==== RECORDED INFORMATION ====
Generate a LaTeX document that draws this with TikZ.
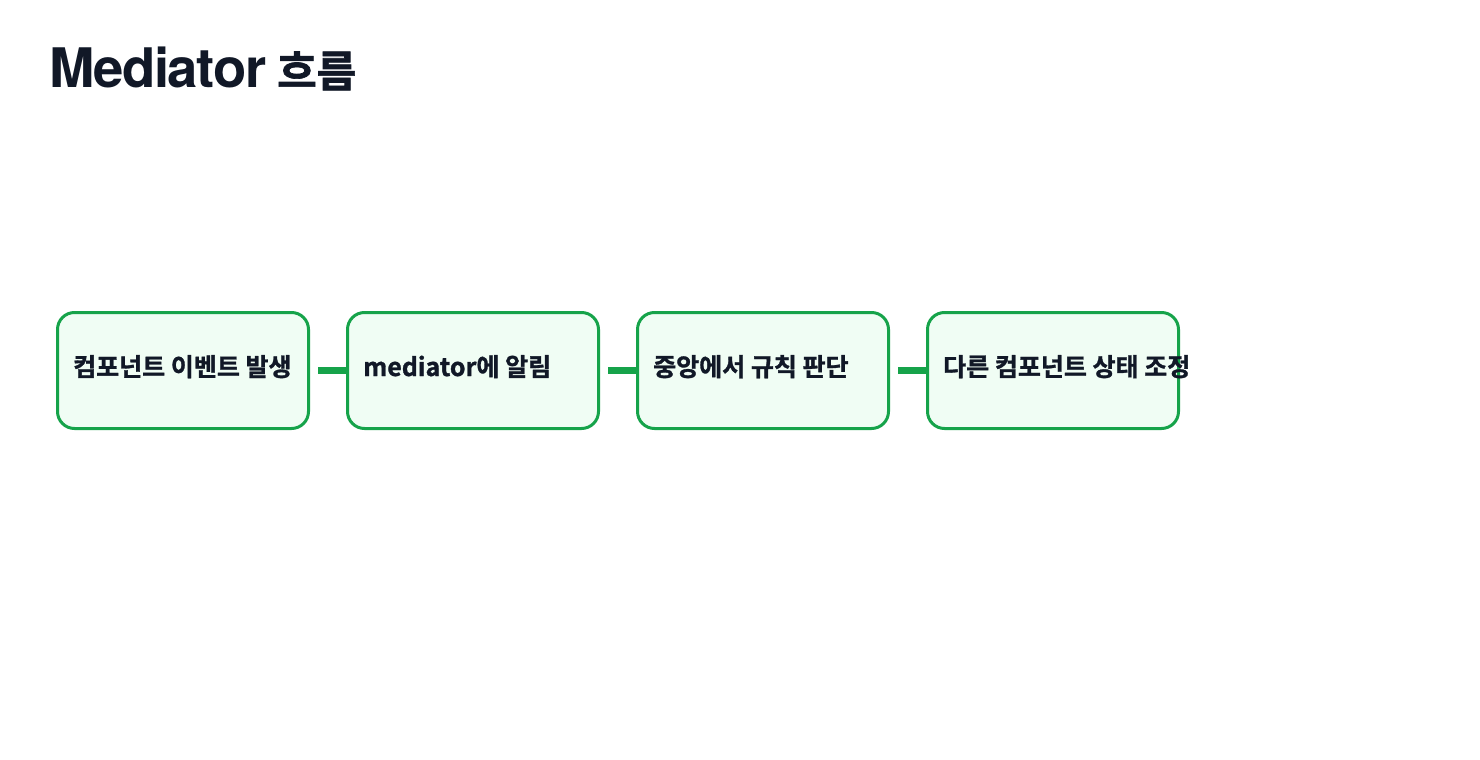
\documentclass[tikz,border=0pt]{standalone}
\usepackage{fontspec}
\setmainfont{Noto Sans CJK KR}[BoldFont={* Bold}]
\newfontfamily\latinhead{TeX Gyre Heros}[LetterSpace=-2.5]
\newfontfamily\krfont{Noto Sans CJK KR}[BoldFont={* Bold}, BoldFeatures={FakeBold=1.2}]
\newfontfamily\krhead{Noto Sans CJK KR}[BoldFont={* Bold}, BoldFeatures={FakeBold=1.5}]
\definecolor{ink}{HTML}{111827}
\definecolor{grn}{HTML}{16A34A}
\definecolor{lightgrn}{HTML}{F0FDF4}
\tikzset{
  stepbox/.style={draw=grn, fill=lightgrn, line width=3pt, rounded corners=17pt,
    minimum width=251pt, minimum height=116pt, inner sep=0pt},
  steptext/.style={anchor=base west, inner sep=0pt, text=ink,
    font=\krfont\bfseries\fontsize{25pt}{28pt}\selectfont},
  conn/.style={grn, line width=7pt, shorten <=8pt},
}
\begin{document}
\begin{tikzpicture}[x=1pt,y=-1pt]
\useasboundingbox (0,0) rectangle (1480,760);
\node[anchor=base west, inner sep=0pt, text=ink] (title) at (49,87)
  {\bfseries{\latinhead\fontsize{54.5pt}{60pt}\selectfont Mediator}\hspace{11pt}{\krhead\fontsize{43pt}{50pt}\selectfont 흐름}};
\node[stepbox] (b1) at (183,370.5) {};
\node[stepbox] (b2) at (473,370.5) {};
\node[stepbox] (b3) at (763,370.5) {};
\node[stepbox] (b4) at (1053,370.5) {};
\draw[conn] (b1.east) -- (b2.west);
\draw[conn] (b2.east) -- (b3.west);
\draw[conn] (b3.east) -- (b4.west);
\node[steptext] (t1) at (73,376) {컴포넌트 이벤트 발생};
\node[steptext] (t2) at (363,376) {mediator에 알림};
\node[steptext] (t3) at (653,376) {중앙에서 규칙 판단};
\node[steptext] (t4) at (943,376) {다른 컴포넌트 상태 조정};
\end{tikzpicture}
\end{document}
====
# PROMPT
All of the lines above should be retyped precisely, apart from the pictures.

# RESPONSE TO THIS TASK
Generate a LaTeX document that draws this with TikZ.
\documentclass[tikz,border=0pt]{standalone}
\usepackage{fontspec}
\setmainfont{Noto Sans CJK KR}[BoldFont={* Bold}]
\newfontfamily\latinhead{TeX Gyre Heros}[LetterSpace=-2.5]
\newfontfamily\krfont{Noto Sans CJK KR}[BoldFont={* Bold}, BoldFeatures={FakeBold=1.2}]
\newfontfamily\krhead{Noto Sans CJK KR}[BoldFont={* Bold}, BoldFeatures={FakeBold=1.5}]
\definecolor{ink}{HTML}{111827}
\definecolor{grn}{HTML}{16A34A}
\definecolor{lightgrn}{HTML}{F0FDF4}
\tikzset{
  stepbox/.style={draw=grn, fill=lightgrn, line width=3pt, rounded corners=17pt,
    minimum width=251pt, minimum height=116pt, inner sep=0pt},
  steptext/.style={anchor=base west, inner sep=0pt, text=ink,
    font=\krfont\bfseries\fontsize{25pt}{28pt}\selectfont},
  conn/.style={grn, line width=7pt, shorten <=8pt},
}
\begin{document}
\begin{tikzpicture}[x=1pt,y=-1pt]
\useasboundingbox (0,0) rectangle (1480,760);
\node[anchor=base west, inner sep=0pt, text=ink] (title) at (49,87)
  {\bfseries{\latinhead\fontsize{54.5pt}{60pt}\selectfont Mediator}\hspace{11pt}{\krhead\fontsize{43pt}{50pt}\selectfont 흐름}};
\node[stepbox] (b1) at (183,370.5) {};
\node[stepbox] (b2) at (473,370.5) {};
\node[stepbox] (b3) at (763,370.5) {};
\node[stepbox] (b4) at (1053,370.5) {};
\draw[conn] (b1.east) -- (b2.west);
\draw[conn] (b2.east) -- (b3.west);
\draw[conn] (b3.east) -- (b4.west);
\node[steptext] (t1) at (73,376) {컴포넌트 이벤트 발생};
\node[steptext] (t2) at (363,376) {mediator에 알림};
\node[steptext] (t3) at (653,376) {중앙에서 규칙 판단};
\node[steptext] (t4) at (943,376) {다른 컴포넌트 상태 조정};
\end{tikzpicture}
\end{document}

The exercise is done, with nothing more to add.